>> start
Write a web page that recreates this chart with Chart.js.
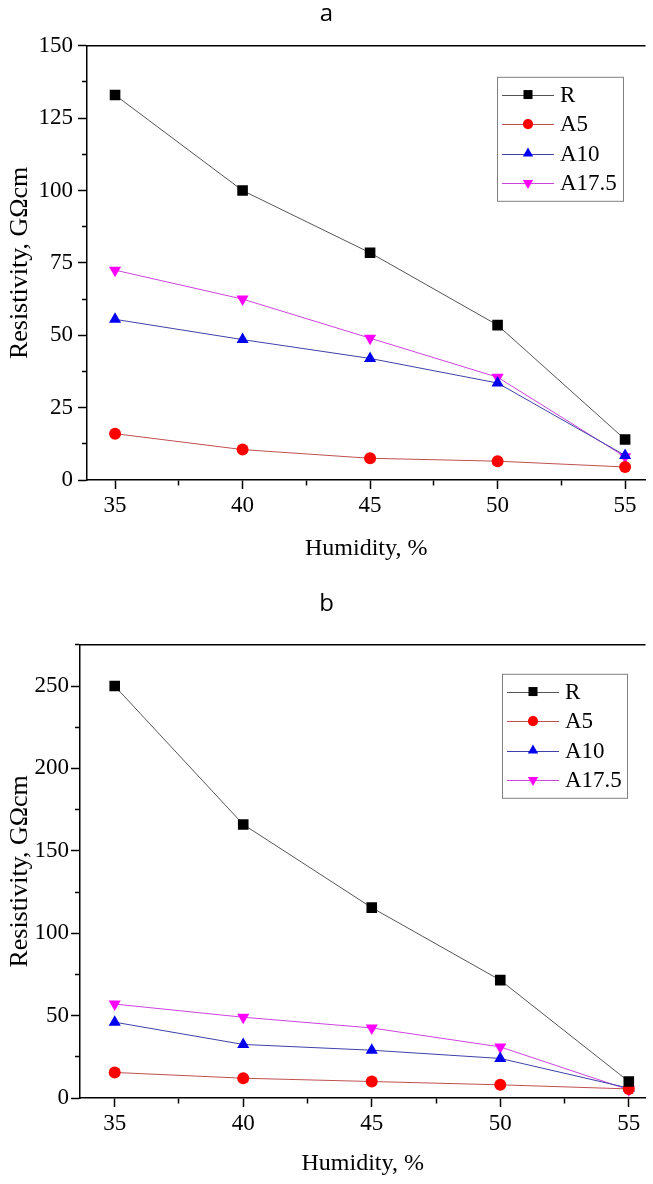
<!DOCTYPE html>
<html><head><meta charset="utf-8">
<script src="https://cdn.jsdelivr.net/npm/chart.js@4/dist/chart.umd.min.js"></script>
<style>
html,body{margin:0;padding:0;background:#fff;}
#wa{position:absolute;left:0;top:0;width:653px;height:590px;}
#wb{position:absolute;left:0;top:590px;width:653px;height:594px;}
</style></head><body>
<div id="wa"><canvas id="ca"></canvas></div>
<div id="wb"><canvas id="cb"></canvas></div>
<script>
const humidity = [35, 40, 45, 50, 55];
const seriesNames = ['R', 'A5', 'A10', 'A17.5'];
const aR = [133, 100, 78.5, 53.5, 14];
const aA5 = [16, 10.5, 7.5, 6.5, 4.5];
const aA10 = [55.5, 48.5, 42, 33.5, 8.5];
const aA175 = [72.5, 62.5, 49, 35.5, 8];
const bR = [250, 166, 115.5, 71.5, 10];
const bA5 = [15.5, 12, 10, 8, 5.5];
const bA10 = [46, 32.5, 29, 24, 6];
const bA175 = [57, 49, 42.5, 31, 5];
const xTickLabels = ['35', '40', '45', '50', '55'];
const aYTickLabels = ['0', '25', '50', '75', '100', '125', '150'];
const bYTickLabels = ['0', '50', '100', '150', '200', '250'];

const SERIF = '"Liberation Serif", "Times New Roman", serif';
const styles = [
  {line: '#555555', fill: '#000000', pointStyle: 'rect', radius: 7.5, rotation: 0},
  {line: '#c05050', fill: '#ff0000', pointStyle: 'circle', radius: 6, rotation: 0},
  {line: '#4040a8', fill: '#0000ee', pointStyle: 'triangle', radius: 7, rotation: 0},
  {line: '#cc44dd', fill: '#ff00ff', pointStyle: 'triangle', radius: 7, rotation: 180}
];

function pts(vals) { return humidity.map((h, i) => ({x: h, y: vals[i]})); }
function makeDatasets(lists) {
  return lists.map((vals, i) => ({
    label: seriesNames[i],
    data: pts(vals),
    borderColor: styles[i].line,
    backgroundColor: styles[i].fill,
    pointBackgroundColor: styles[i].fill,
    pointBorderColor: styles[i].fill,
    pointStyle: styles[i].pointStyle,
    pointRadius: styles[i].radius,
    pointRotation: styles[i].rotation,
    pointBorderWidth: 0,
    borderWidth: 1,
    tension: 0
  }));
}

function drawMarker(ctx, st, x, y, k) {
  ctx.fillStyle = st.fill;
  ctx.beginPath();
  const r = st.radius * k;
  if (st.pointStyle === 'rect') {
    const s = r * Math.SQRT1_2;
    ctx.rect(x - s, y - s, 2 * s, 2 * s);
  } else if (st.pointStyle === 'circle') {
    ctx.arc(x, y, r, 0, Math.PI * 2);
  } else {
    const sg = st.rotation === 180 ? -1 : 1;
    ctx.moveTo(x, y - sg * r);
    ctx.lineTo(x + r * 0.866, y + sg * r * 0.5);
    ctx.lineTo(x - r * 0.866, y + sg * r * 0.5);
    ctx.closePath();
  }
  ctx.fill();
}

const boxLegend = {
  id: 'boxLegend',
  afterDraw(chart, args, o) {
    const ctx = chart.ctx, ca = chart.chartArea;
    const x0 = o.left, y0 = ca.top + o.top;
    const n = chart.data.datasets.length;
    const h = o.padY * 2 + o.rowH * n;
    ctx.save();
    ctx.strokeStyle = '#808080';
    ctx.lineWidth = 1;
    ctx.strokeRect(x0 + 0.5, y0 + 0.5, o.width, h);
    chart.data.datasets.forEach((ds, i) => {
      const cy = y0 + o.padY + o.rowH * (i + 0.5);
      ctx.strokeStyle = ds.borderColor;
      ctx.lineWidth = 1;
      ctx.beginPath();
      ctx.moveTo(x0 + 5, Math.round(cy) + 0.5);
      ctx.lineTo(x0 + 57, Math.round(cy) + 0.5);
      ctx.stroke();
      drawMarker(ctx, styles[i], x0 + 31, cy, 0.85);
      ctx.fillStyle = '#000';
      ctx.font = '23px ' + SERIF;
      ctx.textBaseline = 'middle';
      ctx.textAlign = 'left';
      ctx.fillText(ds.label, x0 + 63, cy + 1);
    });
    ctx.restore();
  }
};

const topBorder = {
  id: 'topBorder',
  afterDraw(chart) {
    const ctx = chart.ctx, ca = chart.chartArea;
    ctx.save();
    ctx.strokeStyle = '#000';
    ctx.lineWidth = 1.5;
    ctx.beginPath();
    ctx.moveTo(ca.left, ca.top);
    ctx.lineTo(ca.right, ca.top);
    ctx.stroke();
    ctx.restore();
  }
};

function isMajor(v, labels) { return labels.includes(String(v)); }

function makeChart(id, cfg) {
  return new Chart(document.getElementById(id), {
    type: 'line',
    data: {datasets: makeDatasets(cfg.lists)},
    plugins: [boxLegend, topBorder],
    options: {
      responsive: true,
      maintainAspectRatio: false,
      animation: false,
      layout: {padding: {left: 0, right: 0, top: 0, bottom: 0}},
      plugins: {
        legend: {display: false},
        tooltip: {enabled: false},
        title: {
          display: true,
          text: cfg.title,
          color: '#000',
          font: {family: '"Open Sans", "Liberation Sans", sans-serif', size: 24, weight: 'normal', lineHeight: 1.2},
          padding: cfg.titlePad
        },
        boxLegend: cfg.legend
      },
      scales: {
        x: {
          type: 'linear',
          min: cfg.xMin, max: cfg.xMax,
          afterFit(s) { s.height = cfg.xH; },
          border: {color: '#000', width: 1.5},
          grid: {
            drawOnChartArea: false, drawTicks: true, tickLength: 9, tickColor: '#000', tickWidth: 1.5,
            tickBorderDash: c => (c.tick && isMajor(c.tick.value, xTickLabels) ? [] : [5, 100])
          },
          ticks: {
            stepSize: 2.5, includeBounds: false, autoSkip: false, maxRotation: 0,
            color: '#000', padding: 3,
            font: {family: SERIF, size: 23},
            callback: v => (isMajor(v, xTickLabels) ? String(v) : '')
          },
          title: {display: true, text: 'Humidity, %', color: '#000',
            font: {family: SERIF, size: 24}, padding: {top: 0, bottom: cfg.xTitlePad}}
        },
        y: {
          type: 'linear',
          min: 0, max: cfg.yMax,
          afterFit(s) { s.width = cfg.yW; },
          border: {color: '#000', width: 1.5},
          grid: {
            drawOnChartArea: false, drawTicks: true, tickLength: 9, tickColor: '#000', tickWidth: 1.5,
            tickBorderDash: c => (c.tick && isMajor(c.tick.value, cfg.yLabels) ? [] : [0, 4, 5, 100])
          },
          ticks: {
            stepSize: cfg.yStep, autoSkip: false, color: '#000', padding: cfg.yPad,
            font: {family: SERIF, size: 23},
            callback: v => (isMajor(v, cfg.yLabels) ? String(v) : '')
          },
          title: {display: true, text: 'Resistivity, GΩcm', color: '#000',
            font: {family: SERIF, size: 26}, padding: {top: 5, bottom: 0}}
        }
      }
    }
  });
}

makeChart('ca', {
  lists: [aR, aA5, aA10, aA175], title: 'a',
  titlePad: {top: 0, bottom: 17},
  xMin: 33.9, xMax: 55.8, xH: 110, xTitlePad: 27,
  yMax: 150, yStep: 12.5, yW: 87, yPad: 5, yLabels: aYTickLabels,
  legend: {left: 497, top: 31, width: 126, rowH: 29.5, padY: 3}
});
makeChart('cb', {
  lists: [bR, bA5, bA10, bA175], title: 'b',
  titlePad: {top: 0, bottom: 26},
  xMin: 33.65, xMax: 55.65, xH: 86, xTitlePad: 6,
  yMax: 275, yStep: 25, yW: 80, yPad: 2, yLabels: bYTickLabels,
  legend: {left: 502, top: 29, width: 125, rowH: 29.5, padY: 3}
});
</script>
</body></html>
>> end
>> start
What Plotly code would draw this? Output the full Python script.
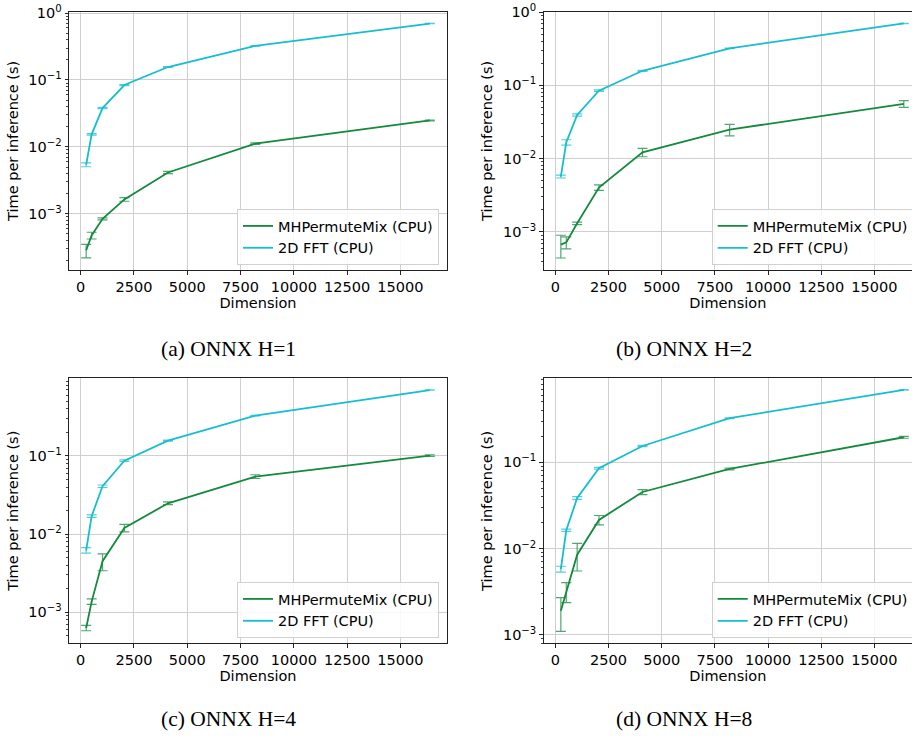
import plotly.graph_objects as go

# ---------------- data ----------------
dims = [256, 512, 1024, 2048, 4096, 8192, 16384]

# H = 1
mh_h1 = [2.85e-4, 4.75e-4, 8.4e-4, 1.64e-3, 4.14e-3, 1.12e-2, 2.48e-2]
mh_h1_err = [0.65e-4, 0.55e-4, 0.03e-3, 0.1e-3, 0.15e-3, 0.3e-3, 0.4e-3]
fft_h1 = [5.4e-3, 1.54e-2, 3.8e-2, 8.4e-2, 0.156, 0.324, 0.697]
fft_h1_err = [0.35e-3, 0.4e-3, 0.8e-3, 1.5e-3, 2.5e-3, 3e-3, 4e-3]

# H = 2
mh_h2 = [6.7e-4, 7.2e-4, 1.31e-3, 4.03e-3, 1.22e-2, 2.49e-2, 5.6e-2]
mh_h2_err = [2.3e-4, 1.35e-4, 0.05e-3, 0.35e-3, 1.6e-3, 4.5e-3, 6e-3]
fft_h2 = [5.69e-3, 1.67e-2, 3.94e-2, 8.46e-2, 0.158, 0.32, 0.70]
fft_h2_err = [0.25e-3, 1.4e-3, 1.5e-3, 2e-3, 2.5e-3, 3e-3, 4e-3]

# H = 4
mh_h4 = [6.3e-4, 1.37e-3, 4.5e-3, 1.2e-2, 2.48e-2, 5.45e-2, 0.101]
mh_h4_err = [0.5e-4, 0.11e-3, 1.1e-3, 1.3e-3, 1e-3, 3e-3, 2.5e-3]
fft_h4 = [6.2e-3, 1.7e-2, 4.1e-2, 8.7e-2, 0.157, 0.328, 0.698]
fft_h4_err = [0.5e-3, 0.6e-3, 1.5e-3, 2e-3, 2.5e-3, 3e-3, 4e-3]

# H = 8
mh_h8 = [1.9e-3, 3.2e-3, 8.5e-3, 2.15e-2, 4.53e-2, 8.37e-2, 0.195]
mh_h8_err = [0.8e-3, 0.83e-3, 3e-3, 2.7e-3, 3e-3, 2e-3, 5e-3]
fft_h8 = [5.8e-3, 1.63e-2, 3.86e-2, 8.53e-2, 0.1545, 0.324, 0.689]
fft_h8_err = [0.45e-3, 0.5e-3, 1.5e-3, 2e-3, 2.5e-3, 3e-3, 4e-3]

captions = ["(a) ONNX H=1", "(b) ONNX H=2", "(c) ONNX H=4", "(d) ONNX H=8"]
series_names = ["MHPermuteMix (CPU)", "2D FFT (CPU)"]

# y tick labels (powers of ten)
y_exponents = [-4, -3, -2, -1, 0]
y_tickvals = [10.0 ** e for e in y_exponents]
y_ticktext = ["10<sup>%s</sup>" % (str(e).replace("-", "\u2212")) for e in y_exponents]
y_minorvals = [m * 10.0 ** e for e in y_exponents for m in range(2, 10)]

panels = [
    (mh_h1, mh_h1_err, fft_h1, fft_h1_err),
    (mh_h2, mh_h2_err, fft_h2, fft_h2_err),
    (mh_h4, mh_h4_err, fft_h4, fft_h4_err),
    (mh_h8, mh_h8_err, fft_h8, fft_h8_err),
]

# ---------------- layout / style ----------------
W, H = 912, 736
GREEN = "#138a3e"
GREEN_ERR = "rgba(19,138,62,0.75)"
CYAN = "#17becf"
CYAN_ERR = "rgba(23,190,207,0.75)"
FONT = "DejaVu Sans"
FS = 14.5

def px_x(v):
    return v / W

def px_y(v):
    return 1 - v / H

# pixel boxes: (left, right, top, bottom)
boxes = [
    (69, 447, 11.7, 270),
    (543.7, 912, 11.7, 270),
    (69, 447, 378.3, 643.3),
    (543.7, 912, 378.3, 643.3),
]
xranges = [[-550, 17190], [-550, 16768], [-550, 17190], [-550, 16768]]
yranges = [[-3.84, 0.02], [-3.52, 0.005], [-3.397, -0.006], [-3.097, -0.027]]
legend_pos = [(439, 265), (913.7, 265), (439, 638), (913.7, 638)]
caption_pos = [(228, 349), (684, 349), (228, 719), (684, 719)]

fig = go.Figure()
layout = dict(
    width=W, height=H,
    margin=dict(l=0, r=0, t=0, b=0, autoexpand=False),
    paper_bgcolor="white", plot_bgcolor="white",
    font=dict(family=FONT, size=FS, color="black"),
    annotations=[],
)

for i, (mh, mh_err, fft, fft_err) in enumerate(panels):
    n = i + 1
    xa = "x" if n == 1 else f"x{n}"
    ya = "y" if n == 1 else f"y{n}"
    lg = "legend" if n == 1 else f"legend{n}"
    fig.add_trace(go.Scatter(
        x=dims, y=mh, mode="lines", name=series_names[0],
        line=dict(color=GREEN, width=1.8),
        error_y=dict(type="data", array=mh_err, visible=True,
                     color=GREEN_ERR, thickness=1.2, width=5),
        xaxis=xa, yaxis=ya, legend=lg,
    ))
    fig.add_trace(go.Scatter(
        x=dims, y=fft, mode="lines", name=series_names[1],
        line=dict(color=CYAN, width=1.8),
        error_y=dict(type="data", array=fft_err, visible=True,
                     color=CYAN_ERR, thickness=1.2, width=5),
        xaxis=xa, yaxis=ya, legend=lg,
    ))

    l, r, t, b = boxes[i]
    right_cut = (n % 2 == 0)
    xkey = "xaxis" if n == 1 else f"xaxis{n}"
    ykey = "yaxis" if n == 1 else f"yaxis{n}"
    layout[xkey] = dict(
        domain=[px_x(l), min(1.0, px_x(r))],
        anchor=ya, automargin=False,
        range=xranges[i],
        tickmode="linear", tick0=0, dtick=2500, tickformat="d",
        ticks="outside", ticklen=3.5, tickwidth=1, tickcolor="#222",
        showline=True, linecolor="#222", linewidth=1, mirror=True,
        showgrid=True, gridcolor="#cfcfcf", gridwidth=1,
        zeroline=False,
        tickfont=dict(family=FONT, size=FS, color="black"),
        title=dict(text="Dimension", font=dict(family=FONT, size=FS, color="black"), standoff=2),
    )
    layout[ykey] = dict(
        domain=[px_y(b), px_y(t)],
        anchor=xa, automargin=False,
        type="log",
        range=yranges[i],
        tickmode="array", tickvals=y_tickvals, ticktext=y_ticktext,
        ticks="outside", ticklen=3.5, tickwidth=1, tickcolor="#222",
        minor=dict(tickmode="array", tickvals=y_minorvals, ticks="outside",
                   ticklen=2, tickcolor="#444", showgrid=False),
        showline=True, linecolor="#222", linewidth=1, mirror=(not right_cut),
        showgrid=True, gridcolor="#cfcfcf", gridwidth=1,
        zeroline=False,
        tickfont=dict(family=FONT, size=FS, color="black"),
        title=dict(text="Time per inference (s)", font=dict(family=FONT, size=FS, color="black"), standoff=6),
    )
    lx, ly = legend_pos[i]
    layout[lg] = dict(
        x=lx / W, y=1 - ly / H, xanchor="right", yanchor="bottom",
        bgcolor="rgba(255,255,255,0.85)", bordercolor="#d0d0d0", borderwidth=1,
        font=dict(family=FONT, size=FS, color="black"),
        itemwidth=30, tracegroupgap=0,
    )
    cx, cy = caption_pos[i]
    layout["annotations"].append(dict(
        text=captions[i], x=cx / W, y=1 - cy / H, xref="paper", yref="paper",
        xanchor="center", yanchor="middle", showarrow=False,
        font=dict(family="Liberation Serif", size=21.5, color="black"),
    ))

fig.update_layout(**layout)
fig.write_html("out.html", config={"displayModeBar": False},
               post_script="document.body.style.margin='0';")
>> end
>> start
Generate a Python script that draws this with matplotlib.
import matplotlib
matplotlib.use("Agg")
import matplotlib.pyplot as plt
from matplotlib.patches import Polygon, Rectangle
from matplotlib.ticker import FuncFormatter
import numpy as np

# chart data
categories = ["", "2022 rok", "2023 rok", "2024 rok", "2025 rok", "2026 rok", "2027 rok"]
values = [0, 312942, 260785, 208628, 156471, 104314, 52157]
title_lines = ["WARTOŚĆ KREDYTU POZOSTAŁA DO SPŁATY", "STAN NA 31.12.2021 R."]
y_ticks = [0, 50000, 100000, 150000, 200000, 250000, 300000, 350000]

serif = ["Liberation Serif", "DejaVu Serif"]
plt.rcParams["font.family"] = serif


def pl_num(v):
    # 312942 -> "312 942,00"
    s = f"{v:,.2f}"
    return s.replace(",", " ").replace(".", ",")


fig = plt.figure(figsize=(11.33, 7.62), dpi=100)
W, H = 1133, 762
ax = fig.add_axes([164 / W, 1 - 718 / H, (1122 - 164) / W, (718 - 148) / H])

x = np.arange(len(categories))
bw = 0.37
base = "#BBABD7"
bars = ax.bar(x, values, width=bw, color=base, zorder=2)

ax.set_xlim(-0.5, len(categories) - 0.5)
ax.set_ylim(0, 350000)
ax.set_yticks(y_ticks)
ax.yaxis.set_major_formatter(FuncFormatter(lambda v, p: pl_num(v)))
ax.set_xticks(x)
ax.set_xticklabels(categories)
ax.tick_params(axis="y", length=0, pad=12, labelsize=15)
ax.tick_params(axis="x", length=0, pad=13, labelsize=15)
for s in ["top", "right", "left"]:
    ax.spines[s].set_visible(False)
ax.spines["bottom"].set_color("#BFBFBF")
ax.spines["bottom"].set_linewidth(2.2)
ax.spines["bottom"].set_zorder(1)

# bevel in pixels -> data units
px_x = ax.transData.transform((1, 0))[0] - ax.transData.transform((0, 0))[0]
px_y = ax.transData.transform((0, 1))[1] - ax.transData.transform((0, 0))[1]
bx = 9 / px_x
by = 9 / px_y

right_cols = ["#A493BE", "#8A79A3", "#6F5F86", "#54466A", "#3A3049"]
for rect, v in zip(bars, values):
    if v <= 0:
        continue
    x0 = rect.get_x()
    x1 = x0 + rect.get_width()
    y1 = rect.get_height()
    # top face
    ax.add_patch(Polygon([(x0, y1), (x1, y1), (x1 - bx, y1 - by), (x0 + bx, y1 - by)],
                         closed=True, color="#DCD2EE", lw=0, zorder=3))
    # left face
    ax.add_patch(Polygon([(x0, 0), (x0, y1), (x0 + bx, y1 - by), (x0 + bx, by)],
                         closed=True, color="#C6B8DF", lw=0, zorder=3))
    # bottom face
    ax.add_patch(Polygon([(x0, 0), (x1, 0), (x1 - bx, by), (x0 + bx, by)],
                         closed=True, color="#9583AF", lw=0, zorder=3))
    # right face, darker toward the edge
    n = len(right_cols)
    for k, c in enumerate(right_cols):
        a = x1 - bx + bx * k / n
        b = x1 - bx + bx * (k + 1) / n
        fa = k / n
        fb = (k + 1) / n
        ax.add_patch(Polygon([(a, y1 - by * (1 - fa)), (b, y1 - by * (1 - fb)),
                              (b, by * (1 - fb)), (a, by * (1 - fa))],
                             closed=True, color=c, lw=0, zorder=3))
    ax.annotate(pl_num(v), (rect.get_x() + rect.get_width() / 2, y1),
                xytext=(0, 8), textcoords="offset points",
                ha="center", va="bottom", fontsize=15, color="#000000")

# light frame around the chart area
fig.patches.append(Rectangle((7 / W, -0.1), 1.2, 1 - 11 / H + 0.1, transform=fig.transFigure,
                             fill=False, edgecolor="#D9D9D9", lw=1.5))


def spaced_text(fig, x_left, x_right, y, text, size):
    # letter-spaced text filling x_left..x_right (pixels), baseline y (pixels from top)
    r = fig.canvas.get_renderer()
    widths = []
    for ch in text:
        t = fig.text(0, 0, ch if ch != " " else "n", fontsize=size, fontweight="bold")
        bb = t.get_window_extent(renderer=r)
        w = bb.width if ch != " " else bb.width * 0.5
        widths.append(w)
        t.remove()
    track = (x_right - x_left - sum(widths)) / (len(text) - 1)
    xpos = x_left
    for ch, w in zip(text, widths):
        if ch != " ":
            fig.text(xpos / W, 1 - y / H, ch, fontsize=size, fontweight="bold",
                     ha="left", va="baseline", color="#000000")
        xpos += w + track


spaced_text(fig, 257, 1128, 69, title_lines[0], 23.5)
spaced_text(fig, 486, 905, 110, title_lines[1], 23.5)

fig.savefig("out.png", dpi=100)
>> end
SET TASK: Using the data above, transcribe the lines that run from the line with "Generate a Python" to the line with "250000, 300000, 350000]", both ends kept, and output nothing else.

WRITTEN SOLUTION:
Generate a Python script that draws this with matplotlib.
import matplotlib
matplotlib.use("Agg")
import matplotlib.pyplot as plt
from matplotlib.patches import Polygon, Rectangle
from matplotlib.ticker import FuncFormatter
import numpy as np

# chart data
categories = ["", "2022 rok", "2023 rok", "2024 rok", "2025 rok", "2026 rok", "2027 rok"]
values = [0, 312942, 260785, 208628, 156471, 104314, 52157]
title_lines = ["WARTOŚĆ KREDYTU POZOSTAŁA DO SPŁATY", "STAN NA 31.12.2021 R."]
y_ticks = [0, 50000, 100000, 150000, 200000, 250000, 300000, 350000]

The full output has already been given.